Exercise inputs:
···

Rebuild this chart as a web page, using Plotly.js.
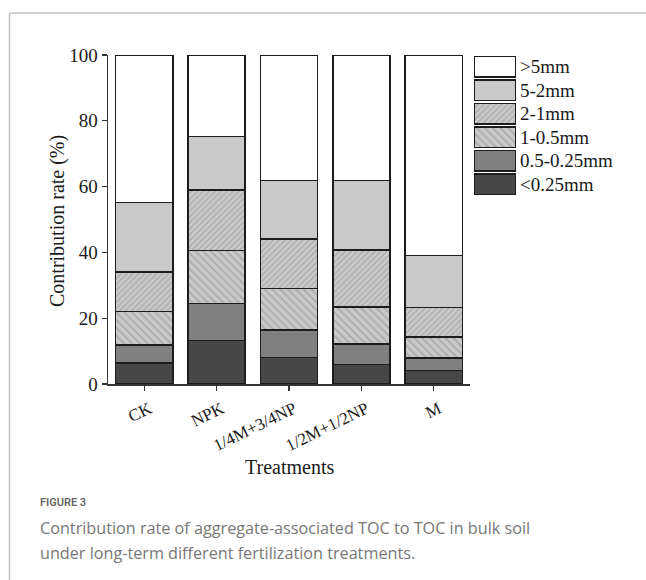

···

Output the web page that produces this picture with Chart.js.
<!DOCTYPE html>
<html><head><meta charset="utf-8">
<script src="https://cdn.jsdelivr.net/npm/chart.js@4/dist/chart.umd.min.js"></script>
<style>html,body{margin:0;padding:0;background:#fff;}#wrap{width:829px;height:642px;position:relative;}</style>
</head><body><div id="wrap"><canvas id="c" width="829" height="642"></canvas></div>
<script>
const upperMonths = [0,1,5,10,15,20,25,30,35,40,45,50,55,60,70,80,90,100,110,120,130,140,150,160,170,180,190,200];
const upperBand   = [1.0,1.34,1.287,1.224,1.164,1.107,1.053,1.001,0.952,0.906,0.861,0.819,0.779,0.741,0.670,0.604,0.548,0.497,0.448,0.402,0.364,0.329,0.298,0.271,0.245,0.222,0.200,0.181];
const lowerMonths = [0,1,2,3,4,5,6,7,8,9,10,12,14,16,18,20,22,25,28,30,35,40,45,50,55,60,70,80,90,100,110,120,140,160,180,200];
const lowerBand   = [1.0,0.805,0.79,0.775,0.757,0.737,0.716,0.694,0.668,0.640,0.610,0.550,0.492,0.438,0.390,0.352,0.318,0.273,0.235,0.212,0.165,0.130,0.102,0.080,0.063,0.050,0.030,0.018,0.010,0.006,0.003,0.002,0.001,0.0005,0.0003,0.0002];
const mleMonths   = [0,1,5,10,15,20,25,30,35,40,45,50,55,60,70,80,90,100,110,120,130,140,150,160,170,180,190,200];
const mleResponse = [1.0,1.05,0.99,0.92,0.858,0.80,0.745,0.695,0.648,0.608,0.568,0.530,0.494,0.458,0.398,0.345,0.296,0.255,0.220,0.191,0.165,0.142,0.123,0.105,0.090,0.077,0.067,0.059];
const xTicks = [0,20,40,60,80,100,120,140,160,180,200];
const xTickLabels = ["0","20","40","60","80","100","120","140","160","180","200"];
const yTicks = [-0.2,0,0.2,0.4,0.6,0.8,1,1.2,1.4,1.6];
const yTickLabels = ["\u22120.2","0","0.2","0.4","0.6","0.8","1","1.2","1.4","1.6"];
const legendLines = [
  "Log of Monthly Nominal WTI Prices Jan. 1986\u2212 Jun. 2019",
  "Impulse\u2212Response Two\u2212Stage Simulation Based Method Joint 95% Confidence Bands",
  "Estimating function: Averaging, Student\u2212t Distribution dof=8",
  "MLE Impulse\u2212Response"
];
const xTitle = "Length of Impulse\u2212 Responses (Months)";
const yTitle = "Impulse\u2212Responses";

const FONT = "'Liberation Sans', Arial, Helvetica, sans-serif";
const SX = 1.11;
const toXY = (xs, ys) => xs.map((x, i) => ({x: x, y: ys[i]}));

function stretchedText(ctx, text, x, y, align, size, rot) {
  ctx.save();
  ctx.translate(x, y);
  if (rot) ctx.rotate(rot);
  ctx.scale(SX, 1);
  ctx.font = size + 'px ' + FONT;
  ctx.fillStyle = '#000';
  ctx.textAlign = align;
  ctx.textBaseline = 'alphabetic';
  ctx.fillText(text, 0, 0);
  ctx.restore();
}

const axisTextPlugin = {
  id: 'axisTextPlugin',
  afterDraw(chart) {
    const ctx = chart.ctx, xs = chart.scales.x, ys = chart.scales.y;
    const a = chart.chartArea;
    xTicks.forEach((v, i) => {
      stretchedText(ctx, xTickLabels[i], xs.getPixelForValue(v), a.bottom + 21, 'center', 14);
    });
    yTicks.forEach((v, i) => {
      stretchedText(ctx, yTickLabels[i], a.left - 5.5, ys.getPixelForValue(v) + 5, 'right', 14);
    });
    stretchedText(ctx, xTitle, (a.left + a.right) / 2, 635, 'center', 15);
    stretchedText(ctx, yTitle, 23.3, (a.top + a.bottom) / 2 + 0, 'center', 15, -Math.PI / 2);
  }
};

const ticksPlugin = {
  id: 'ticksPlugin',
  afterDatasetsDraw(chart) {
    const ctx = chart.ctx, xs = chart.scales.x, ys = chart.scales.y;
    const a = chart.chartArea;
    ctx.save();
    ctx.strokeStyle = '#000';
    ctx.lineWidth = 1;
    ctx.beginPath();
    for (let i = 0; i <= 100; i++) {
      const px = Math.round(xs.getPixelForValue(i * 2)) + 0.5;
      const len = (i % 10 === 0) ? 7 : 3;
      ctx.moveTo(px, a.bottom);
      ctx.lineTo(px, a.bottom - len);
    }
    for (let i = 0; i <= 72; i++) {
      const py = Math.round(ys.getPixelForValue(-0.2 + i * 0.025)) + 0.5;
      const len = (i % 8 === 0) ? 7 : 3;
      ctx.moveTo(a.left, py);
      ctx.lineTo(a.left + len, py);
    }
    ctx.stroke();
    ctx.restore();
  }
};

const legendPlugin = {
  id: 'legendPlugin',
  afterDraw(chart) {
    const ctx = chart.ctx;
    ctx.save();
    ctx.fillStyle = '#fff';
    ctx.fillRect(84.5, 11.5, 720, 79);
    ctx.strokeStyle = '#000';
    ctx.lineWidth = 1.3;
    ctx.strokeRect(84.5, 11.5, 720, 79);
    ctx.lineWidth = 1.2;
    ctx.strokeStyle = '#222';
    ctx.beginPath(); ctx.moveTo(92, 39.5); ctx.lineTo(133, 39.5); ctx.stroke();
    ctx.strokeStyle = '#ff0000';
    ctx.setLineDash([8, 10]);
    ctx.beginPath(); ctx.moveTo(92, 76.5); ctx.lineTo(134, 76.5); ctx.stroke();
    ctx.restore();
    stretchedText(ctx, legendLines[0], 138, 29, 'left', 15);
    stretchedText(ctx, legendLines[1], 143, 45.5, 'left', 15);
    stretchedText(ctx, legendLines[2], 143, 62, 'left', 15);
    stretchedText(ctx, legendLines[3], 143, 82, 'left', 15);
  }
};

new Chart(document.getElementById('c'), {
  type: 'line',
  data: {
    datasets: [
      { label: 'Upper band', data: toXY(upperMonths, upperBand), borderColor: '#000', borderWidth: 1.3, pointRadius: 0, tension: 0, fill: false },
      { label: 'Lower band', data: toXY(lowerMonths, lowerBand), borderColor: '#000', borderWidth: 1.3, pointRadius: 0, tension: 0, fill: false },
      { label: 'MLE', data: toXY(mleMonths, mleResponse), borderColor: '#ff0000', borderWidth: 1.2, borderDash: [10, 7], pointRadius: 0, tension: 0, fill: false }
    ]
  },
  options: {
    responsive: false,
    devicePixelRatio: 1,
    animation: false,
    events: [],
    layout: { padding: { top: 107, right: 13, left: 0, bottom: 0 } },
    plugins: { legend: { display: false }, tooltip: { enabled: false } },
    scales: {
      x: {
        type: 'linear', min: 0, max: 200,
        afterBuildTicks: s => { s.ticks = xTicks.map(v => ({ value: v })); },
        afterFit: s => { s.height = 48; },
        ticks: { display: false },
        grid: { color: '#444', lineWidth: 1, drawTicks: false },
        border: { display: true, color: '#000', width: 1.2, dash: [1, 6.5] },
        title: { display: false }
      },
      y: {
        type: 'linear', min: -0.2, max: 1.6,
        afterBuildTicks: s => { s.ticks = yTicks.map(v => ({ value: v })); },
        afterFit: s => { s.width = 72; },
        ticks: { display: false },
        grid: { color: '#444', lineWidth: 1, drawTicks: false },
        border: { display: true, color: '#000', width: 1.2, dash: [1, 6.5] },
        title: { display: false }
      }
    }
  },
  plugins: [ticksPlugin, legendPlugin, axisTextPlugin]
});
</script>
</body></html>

···

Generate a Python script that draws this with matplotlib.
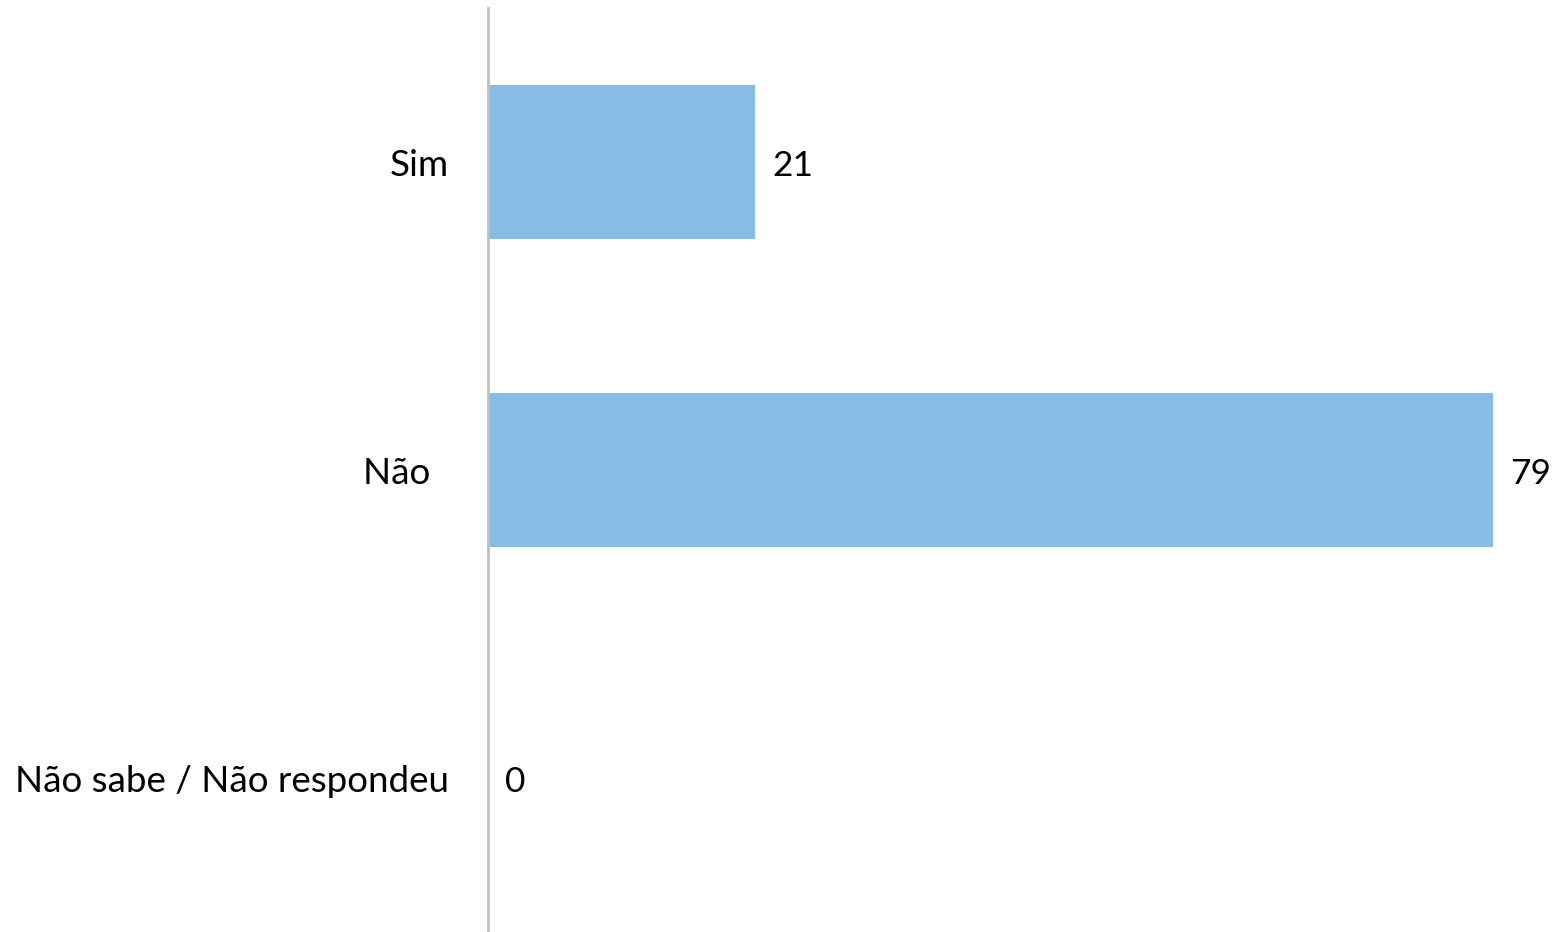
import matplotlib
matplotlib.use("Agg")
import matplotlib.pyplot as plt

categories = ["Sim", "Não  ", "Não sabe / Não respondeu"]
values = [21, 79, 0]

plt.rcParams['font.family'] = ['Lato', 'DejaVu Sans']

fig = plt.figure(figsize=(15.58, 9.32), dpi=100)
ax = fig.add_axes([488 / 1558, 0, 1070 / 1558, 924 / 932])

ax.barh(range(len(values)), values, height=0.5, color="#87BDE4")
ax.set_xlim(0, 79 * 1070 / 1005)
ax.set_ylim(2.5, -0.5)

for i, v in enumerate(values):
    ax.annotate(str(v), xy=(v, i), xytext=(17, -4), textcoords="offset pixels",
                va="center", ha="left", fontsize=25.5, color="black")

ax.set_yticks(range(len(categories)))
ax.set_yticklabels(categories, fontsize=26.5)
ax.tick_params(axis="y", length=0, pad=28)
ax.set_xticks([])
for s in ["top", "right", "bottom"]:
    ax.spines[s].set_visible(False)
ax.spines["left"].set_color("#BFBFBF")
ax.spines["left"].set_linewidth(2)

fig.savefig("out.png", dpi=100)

···

What's needed is an exact copy of the lines above from the one with "Generate a Python" through the one with "ax.set_ylim(2.5, -0.5)", both included; the pictures stay out.

Result:
Generate a Python script that draws this with matplotlib.
import matplotlib
matplotlib.use("Agg")
import matplotlib.pyplot as plt

categories = ["Sim", "Não  ", "Não sabe / Não respondeu"]
values = [21, 79, 0]

plt.rcParams['font.family'] = ['Lato', 'DejaVu Sans']

fig = plt.figure(figsize=(15.58, 9.32), dpi=100)
ax = fig.add_axes([488 / 1558, 0, 1070 / 1558, 924 / 932])

ax.barh(range(len(values)), values, height=0.5, color="#87BDE4")
ax.set_xlim(0, 79 * 1070 / 1005)
ax.set_ylim(2.5, -0.5)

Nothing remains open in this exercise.